Return the whole listing, keeping every character the same.
====================
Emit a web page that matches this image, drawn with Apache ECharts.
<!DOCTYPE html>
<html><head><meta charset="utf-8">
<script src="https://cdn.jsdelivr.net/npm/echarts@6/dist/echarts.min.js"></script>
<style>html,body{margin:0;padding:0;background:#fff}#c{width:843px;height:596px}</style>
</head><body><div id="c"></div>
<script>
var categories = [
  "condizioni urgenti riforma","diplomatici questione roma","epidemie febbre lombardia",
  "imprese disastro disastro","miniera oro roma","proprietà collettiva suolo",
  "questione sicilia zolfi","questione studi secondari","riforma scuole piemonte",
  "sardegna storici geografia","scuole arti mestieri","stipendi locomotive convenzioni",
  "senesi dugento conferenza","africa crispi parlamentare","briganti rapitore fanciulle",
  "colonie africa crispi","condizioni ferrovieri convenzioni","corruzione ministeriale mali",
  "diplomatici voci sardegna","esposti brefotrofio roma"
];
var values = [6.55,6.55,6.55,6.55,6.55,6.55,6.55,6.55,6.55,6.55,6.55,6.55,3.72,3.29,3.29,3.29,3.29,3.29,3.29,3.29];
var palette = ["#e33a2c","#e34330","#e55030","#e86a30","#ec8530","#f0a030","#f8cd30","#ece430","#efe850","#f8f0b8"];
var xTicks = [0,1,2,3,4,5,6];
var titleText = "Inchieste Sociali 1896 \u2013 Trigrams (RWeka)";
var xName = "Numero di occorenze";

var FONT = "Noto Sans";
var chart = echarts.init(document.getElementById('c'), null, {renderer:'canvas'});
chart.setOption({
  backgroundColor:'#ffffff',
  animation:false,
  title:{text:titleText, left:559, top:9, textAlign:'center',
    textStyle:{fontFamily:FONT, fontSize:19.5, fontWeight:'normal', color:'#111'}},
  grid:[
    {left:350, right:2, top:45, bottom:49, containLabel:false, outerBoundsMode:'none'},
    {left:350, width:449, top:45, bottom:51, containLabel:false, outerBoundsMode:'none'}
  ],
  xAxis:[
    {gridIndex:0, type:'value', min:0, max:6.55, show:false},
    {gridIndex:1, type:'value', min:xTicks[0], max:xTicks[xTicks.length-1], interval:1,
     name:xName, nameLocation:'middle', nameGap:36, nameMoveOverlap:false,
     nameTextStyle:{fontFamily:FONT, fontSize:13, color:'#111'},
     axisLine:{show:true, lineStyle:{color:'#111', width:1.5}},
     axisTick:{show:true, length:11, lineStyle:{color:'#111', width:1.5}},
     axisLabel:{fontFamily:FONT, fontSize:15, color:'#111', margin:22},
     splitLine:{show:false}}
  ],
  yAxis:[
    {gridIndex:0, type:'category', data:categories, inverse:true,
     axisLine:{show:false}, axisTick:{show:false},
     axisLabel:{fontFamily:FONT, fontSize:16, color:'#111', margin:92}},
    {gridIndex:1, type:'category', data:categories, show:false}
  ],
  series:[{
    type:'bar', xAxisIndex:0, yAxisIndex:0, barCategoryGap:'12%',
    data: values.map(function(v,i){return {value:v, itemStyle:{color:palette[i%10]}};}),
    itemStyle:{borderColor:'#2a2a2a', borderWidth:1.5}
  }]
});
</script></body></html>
====================
RESPONSE TO THIS TASK:
Emit a web page that matches this image, drawn with Apache ECharts.
<!DOCTYPE html>
<html><head><meta charset="utf-8">
<script src="https://cdn.jsdelivr.net/npm/echarts@6/dist/echarts.min.js"></script>
<style>html,body{margin:0;padding:0;background:#fff}#c{width:843px;height:596px}</style>
</head><body><div id="c"></div>
<script>
var categories = [
  "condizioni urgenti riforma","diplomatici questione roma","epidemie febbre lombardia",
  "imprese disastro disastro","miniera oro roma","proprietà collettiva suolo",
  "questione sicilia zolfi","questione studi secondari","riforma scuole piemonte",
  "sardegna storici geografia","scuole arti mestieri","stipendi locomotive convenzioni",
  "senesi dugento conferenza","africa crispi parlamentare","briganti rapitore fanciulle",
  "colonie africa crispi","condizioni ferrovieri convenzioni","corruzione ministeriale mali",
  "diplomatici voci sardegna","esposti brefotrofio roma"
];
var values = [6.55,6.55,6.55,6.55,6.55,6.55,6.55,6.55,6.55,6.55,6.55,6.55,3.72,3.29,3.29,3.29,3.29,3.29,3.29,3.29];
var palette = ["#e33a2c","#e34330","#e55030","#e86a30","#ec8530","#f0a030","#f8cd30","#ece430","#efe850","#f8f0b8"];
var xTicks = [0,1,2,3,4,5,6];
var titleText = "Inchieste Sociali 1896 \u2013 Trigrams (RWeka)";
var xName = "Numero di occorenze";

var FONT = "Noto Sans";
var chart = echarts.init(document.getElementById('c'), null, {renderer:'canvas'});
chart.setOption({
  backgroundColor:'#ffffff',
  animation:false,
  title:{text:titleText, left:559, top:9, textAlign:'center',
    textStyle:{fontFamily:FONT, fontSize:19.5, fontWeight:'normal', color:'#111'}},
  grid:[
    {left:350, right:2, top:45, bottom:49, containLabel:false, outerBoundsMode:'none'},
    {left:350, width:449, top:45, bottom:51, containLabel:false, outerBoundsMode:'none'}
  ],
  xAxis:[
    {gridIndex:0, type:'value', min:0, max:6.55, show:false},
    {gridIndex:1, type:'value', min:xTicks[0], max:xTicks[xTicks.length-1], interval:1,
     name:xName, nameLocation:'middle', nameGap:36, nameMoveOverlap:false,
     nameTextStyle:{fontFamily:FONT, fontSize:13, color:'#111'},
     axisLine:{show:true, lineStyle:{color:'#111', width:1.5}},
     axisTick:{show:true, length:11, lineStyle:{color:'#111', width:1.5}},
     axisLabel:{fontFamily:FONT, fontSize:15, color:'#111', margin:22},
     splitLine:{show:false}}
  ],
  yAxis:[
    {gridIndex:0, type:'category', data:categories, inverse:true,
     axisLine:{show:false}, axisTick:{show:false},
     axisLabel:{fontFamily:FONT, fontSize:16, color:'#111', margin:92}},
    {gridIndex:1, type:'category', data:categories, show:false}
  ],
  series:[{
    type:'bar', xAxisIndex:0, yAxisIndex:0, barCategoryGap:'12%',
    data: values.map(function(v,i){return {value:v, itemStyle:{color:palette[i%10]}};}),
    itemStyle:{borderColor:'#2a2a2a', borderWidth:1.5}
  }]
});
</script></body></html>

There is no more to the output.